● **What the task requires**
In your copy, include every line of the listing below exactly but none of the pictures.
────────
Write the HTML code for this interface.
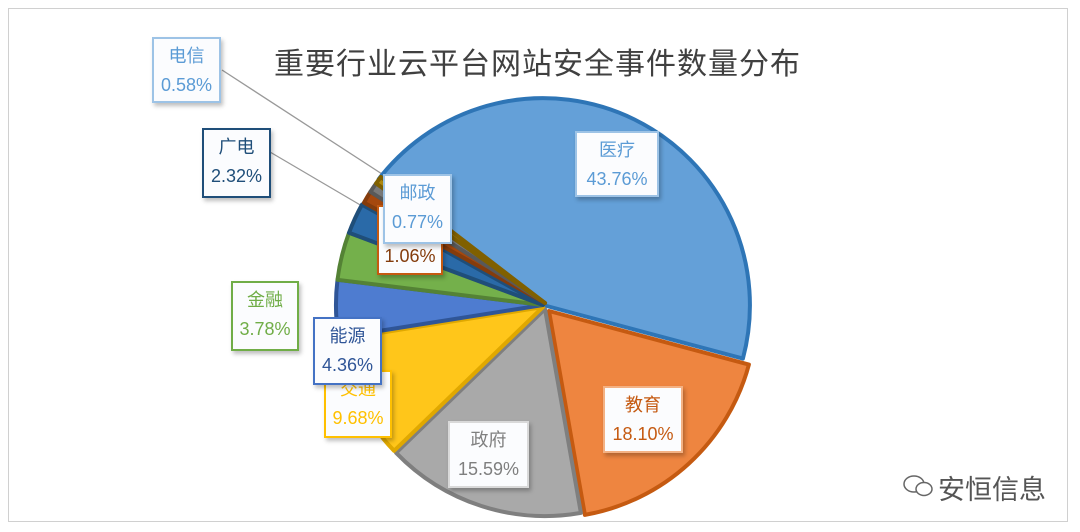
<!DOCTYPE html>
<html><head><meta charset="utf-8"><style>
body{margin:0;background:#fff;}
.wrap{position:relative;width:1080px;height:532px;overflow:hidden;background:#fff;font-family:"Liberation Sans","Noto Sans CJK SC",sans-serif;}
.frame{position:absolute;left:8px;top:8px;width:1058px;height:512px;border:1px solid #d0d0d0;}
.title{position:absolute;left:274px;top:39px;font-size:30px;color:#404040;letter-spacing:1px;white-space:nowrap;}
.lb{position:absolute;background:#fbfcfe;border:2px solid;text-align:center;font-size:18px;line-height:29px;box-shadow:2px 3px 4px rgba(0,0,0,0.25);box-sizing:border-box;padding-top:3px;}
.wm{position:absolute;left:938px;top:468px;font-size:27px;color:#555;}
</style></head><body><div class="wrap">
<div class="frame"></div>
<svg width="1080" height="532" style="position:absolute;left:0;top:0">
<line x1="222" y1="70" x2="382" y2="174" stroke="#999" stroke-width="1.3"/>
<line x1="270" y1="152" x2="362" y2="206" stroke="#999" stroke-width="1.3"/>
<g stroke-width="4" stroke-linejoin="round">
<path d="M543 305 L742.9 358.6 A207 207 0 0 0 378.8 179 Z" fill="#64a0d8" stroke="#2e75b6"/>
<path d="M549 311 L748.9 364.6 A207 207 0 0 1 584.9 514.9 Z" fill="#ee8540" stroke="#c55a11"/>
<path d="M545 309 L580.9 512.9 A207 207 0 0 1 396.1 452.8 Z" fill="#a9a9a9" stroke="#7f7f7f"/>
<path d="M543 307 L394.1 450.8 A207 207 0 0 1 338.5 339.4 Z" fill="#ffc61a" stroke="#e0a800"/>
<path d="M543 305 L338.5 337.4 A207 207 0 0 1 337.5 279.8 Z" fill="#4e7cd0" stroke="#2f5597"/>
<path d="M543 305 L337.5 279.8 A207 207 0 0 1 349 232.8 Z" fill="#74b04b" stroke="#548235"/>
<path d="M543 305 L349 232.8 A207 207 0 0 1 362 204.6 Z" fill="#2a6aa8" stroke="#1f4e79"/>
<path d="M545 303 L364 202.6 A207 207 0 0 1 370.4 191.8 Z" fill="#a5480e" stroke="#843c0c"/>
<path d="M545 303 L370.4 191.8 A207 207 0 0 1 376.1 183.4 Z" fill="#7a7a7a" stroke="#595959"/>
<path d="M545 303 L376.1 183.4 A207 207 0 0 1 380.8 177 Z" fill="#b08a10" stroke="#806000"/>
</g>
</svg>
<div class="title">重要行业云平台网站安全事件数量分布</div>
<div class="lb" style="left:152px;top:37px;width:69px;height:66px;border-color:#9dc3e6;color:#5b9bd5">电信<br>0.58%</div>
<div class="lb" style="left:202px;top:128px;width:69px;height:70px;border-color:#1f4e79;color:#1f4e79">广电<br>2.32%</div>
<div class="lb" style="left:377px;top:205px;width:66px;height:70px;border-color:#c55a11;color:#843c0c;padding-top:34px;line-height:30px">1.06%</div>
<div class="lb" style="left:383px;top:174px;width:69px;height:70px;border-color:#9dc3e6;color:#5b9bd5">邮政<br>0.77%</div>
<div class="lb" style="left:231px;top:281px;width:68px;height:70px;border-color:#70ad47;color:#70ad47">金融<br>3.78%</div>
<div class="lb" style="left:324px;top:370px;width:68px;height:68px;border-color:#ffc000;color:#ffc000">交通<br>9.68%</div>
<div class="lb" style="left:313px;top:317px;width:69px;height:68px;border-color:#4472c4;color:#2f5597">能源<br>4.36%</div>
<div class="lb" style="left:575px;top:131px;width:84px;height:66px;border-color:#9dc3e6;color:#5b9bd5">医疗<br>43.76%</div>
<div class="lb" style="left:603px;top:386px;width:80px;height:67px;border-color:#f4b183;color:#c55a11">教育<br>18.10%</div>
<div class="lb" style="left:448px;top:421px;width:81px;height:67px;border-color:#d9d9d9;color:#7f7f7f">政府<br>15.59%</div>
<svg width="34" height="28" style="position:absolute;left:902px;top:472px"><ellipse cx="12" cy="12" rx="10" ry="8" fill="none" stroke="#666" stroke-width="1.5"/><ellipse cx="22" cy="17" rx="8" ry="6.5" fill="#fff" stroke="#666" stroke-width="1.5"/></svg>
<div class="wm">安恒信息</div>
</div></body></html>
────────
● **Right answer**
Write the HTML code for this interface.
<!DOCTYPE html>
<html><head><meta charset="utf-8"><style>
body{margin:0;background:#fff;}
.wrap{position:relative;width:1080px;height:532px;overflow:hidden;background:#fff;font-family:"Liberation Sans","Noto Sans CJK SC",sans-serif;}
.frame{position:absolute;left:8px;top:8px;width:1058px;height:512px;border:1px solid #d0d0d0;}
.title{position:absolute;left:274px;top:39px;font-size:30px;color:#404040;letter-spacing:1px;white-space:nowrap;}
.lb{position:absolute;background:#fbfcfe;border:2px solid;text-align:center;font-size:18px;line-height:29px;box-shadow:2px 3px 4px rgba(0,0,0,0.25);box-sizing:border-box;padding-top:3px;}
.wm{position:absolute;left:938px;top:468px;font-size:27px;color:#555;}
</style></head><body><div class="wrap">
<div class="frame"></div>
<svg width="1080" height="532" style="position:absolute;left:0;top:0">
<line x1="222" y1="70" x2="382" y2="174" stroke="#999" stroke-width="1.3"/>
<line x1="270" y1="152" x2="362" y2="206" stroke="#999" stroke-width="1.3"/>
<g stroke-width="4" stroke-linejoin="round">
<path d="M543 305 L742.9 358.6 A207 207 0 0 0 378.8 179 Z" fill="#64a0d8" stroke="#2e75b6"/>
<path d="M549 311 L748.9 364.6 A207 207 0 0 1 584.9 514.9 Z" fill="#ee8540" stroke="#c55a11"/>
<path d="M545 309 L580.9 512.9 A207 207 0 0 1 396.1 452.8 Z" fill="#a9a9a9" stroke="#7f7f7f"/>
<path d="M543 307 L394.1 450.8 A207 207 0 0 1 338.5 339.4 Z" fill="#ffc61a" stroke="#e0a800"/>
<path d="M543 305 L338.5 337.4 A207 207 0 0 1 337.5 279.8 Z" fill="#4e7cd0" stroke="#2f5597"/>
<path d="M543 305 L337.5 279.8 A207 207 0 0 1 349 232.8 Z" fill="#74b04b" stroke="#548235"/>
<path d="M543 305 L349 232.8 A207 207 0 0 1 362 204.6 Z" fill="#2a6aa8" stroke="#1f4e79"/>
<path d="M545 303 L364 202.6 A207 207 0 0 1 370.4 191.8 Z" fill="#a5480e" stroke="#843c0c"/>
<path d="M545 303 L370.4 191.8 A207 207 0 0 1 376.1 183.4 Z" fill="#7a7a7a" stroke="#595959"/>
<path d="M545 303 L376.1 183.4 A207 207 0 0 1 380.8 177 Z" fill="#b08a10" stroke="#806000"/>
</g>
</svg>
<div class="title">重要行业云平台网站安全事件数量分布</div>
<div class="lb" style="left:152px;top:37px;width:69px;height:66px;border-color:#9dc3e6;color:#5b9bd5">电信<br>0.58%</div>
<div class="lb" style="left:202px;top:128px;width:69px;height:70px;border-color:#1f4e79;color:#1f4e79">广电<br>2.32%</div>
<div class="lb" style="left:377px;top:205px;width:66px;height:70px;border-color:#c55a11;color:#843c0c;padding-top:34px;line-height:30px">1.06%</div>
<div class="lb" style="left:383px;top:174px;width:69px;height:70px;border-color:#9dc3e6;color:#5b9bd5">邮政<br>0.77%</div>
<div class="lb" style="left:231px;top:281px;width:68px;height:70px;border-color:#70ad47;color:#70ad47">金融<br>3.78%</div>
<div class="lb" style="left:324px;top:370px;width:68px;height:68px;border-color:#ffc000;color:#ffc000">交通<br>9.68%</div>
<div class="lb" style="left:313px;top:317px;width:69px;height:68px;border-color:#4472c4;color:#2f5597">能源<br>4.36%</div>
<div class="lb" style="left:575px;top:131px;width:84px;height:66px;border-color:#9dc3e6;color:#5b9bd5">医疗<br>43.76%</div>
<div class="lb" style="left:603px;top:386px;width:80px;height:67px;border-color:#f4b183;color:#c55a11">教育<br>18.10%</div>
<div class="lb" style="left:448px;top:421px;width:81px;height:67px;border-color:#d9d9d9;color:#7f7f7f">政府<br>15.59%</div>
<svg width="34" height="28" style="position:absolute;left:902px;top:472px"><ellipse cx="12" cy="12" rx="10" ry="8" fill="none" stroke="#666" stroke-width="1.5"/><ellipse cx="22" cy="17" rx="8" ry="6.5" fill="#fff" stroke="#666" stroke-width="1.5"/></svg>
<div class="wm">安恒信息</div>
</div></body></html>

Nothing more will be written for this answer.